What volume of an aqueous solution with #"pH"# #9# can you use to neutralize an aqueous solution with #"pH"# #2#?

It really depends on the base you use. Without context, it's hard to tell.

If you have a pH of #2# for pure water spiked with strong monoprotic acid, then:

#-log["H"^(+)] = 2#

#["H"^(+)] = color(highlight)(10^(-2) "M")#

Let's say this acid turned out to be #"HCl"#.

If you have a pH of #9# for pure water spiked with strong monoprotic base, then:

#-log["H"^(+)] = 9#

#["H"^(+)] = 10^(-9) "M" => ["OH"^(-)] = color(green)(10^(-5) "M")#

If you want to use #"NaOH"# as your base, you need an equimolar amount, so:

#5 cancel("mL HCl") xx color(highlight)((10^(-2) "mol HCl")/(1000 cancel"mL HCl"))#

#= 5xx10^(-5) "mol HCl"#

#= color(blue)(5xx10^(-5) "mol H"^(+))#

The question is then, if you start with a solution of #"NaOH"# that gives you a pH of #9# by itself (that is, with #10^(-5) "M NaOH"#), then what volume of it do you need to equivocate the #"mols NaOH"# with the #"mols HCl"#?

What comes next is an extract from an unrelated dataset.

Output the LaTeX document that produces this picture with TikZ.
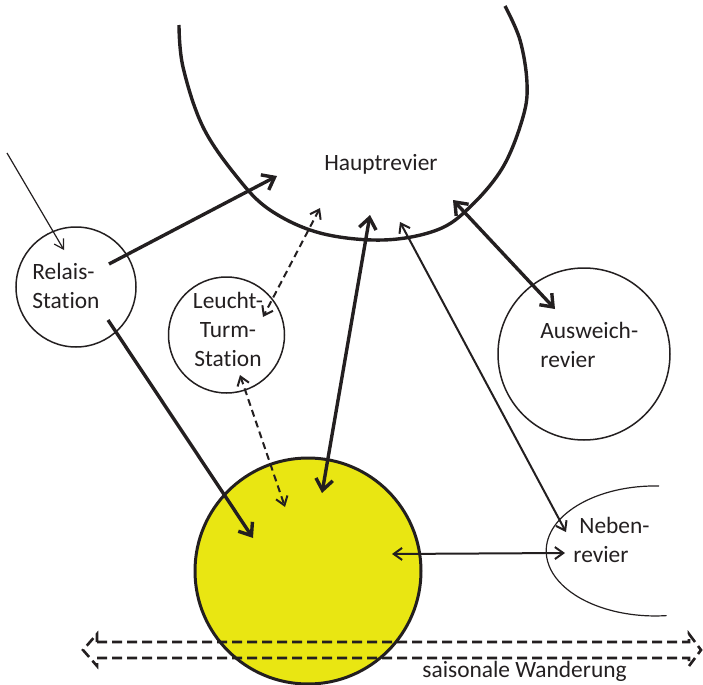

To neutralize #5xx10^(-5) "mol H"^(+)#, you need #5xx10^(-5) "mol"# strong monoprotic base to give you #5xx10^(-5) "mol OH"^(-)#, in this case.

#[color(blue)(5xx10^(-5) "mol OH"^(-))]/("? mL NaOH") = color(green)((10^(-5) "mol OH"^(-))/("1000 mL NaOH") = 10^(-5) "M")#

You can plainly see then that if you scale the right side by #5#, you need #"5000 mL"# of #10^(-5) "M NaOH"# to neutralize #"5 mL"# of #10^(-2) "M HCl"#.

In this case, you need 1000x more base than you have acid, volume-wise.